Gusto is in the Pacific Ocean, south of the Saint Matthias Group of islands and sailing fast, her course well east of the fleet paying big dividends. Behind her, Japanese entry Cocorin interland is at the northern end of New Ireland, now having to do some chasing, rather than be chased.
Conditions most sailors dread have hit the fleet and only Rosie COLAHAN (AUS) on Ingenue has made mention of those two words 'The Doldrums' publicly when describing their last couple of days.
COCORIN interland's Itaru MATSUNAGA (JPN) and John BANKART (AUS) soldier on, doing all they can to stay at the front of the race. 'No wind. The boat circles unless we hand-steer, which makes the watch quite hard, not using autopilot,' MATSUNAGA remarked.
'We have an island ahead that we saw yesterday. Even under these circumstances, John and me get along well!'
COCORIN is positioned to the east of the Tabar Islands, located 24 km northwards from the central coast of New Ireland and 51 km northeast from the Lihir island group, still some miles from the Equator, but at least past the halfway mark.
The Tabar island group forms part of the Bismarck Archipelago, consisting of a short chain of three main islands, Tabar in the south, Tatau in the centre, and Simberi in the north and includes a number of smaller offshore islets.

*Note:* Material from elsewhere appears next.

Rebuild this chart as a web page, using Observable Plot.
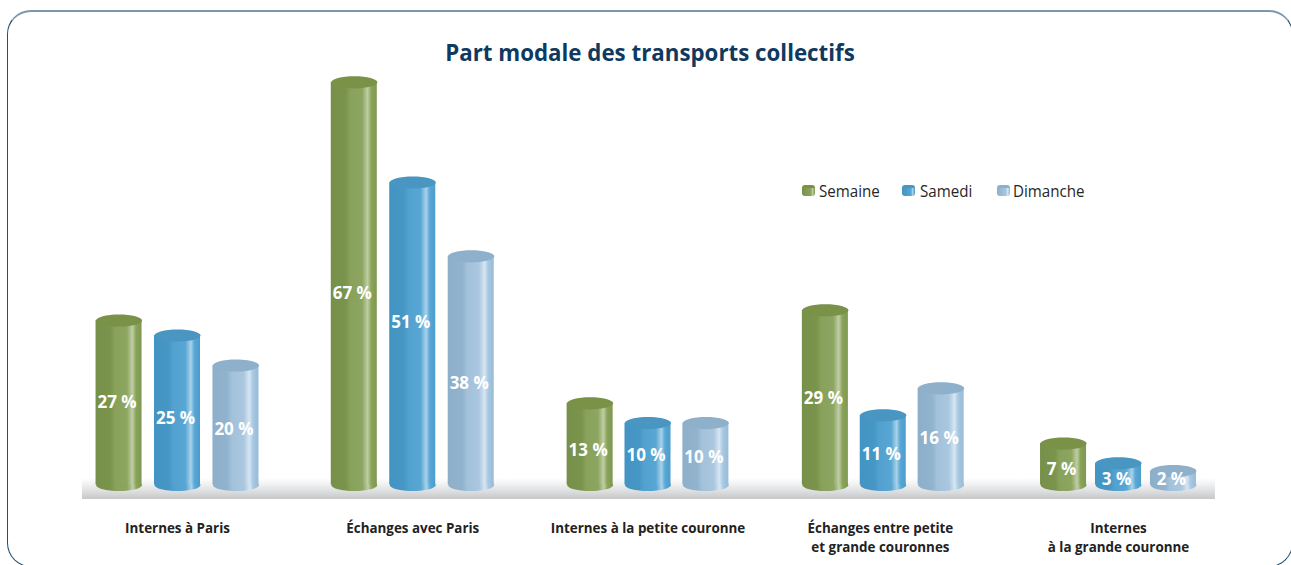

Gusto's co-skipper Brian PATTINSON (AUS) reported on yesterday, 'Busy day. The storms were back to chase us. I gained some extra miles from hooking onto the side of the storm area and going with it and there were always good winds, but sometimes they sucked me in and ran over me.
'It is a handful with a full main and No 1. headsail. We always reef down at night, because it's so dark you can't see where they are coming from.
'Couldn't get the main down Wednesday night, one of the batten cars had twisted and some of the roller balls came out and jammed the car in the track yesterday morning. It took one and a half hours to get it down using the cunningham onto the reefing points and luff cars. Lucky there was no wind .That's my job in this morning - replacing the car.
'Everything else is excellent, Gusto is loving this. We are having a ball.'
Despite their two day unscheduled stopover in Bundaberg on 3-4 April, Melbourne's father and son, Jock and Hamish MACADIE (AUS), have sailed their Jones/Hart 14 m Alex into third place on the race track.
As Tamagomalu skipper, Makoto HISAMATSU (JPN), displaced to fourth on line remarked, 'No wind at all. We saw Alex passing us and contacted them via VHF. They passed us with a BIG sail hoisted.' He and co-skipper Jimmi DOHERTY (AUS) would be gritting their teeth, now 23 nm behind Alex.
Tamagomalu, Dekadence, Asadori and Ingenue have all narrowed the gap on the leader this morning, but Hullabaloo, in taking a more westerly course lost five more miles.
Staged every four years, the Organising Authority for the Melbourne-Osaka Yacht Race is made up of City of Osaka Promotional Council, Osaka Hokko Yacht Club, Japan Sailing Federation - Offshore Naikai, City of Melbourne, Sandringham Yacht Club and in association with Yachting Australia.
The event was first held in 1987 to commemorate the 120th anniversary of the opening of the Port of Osaka and celebrates the sister city relationship between Melbourne and Osaka.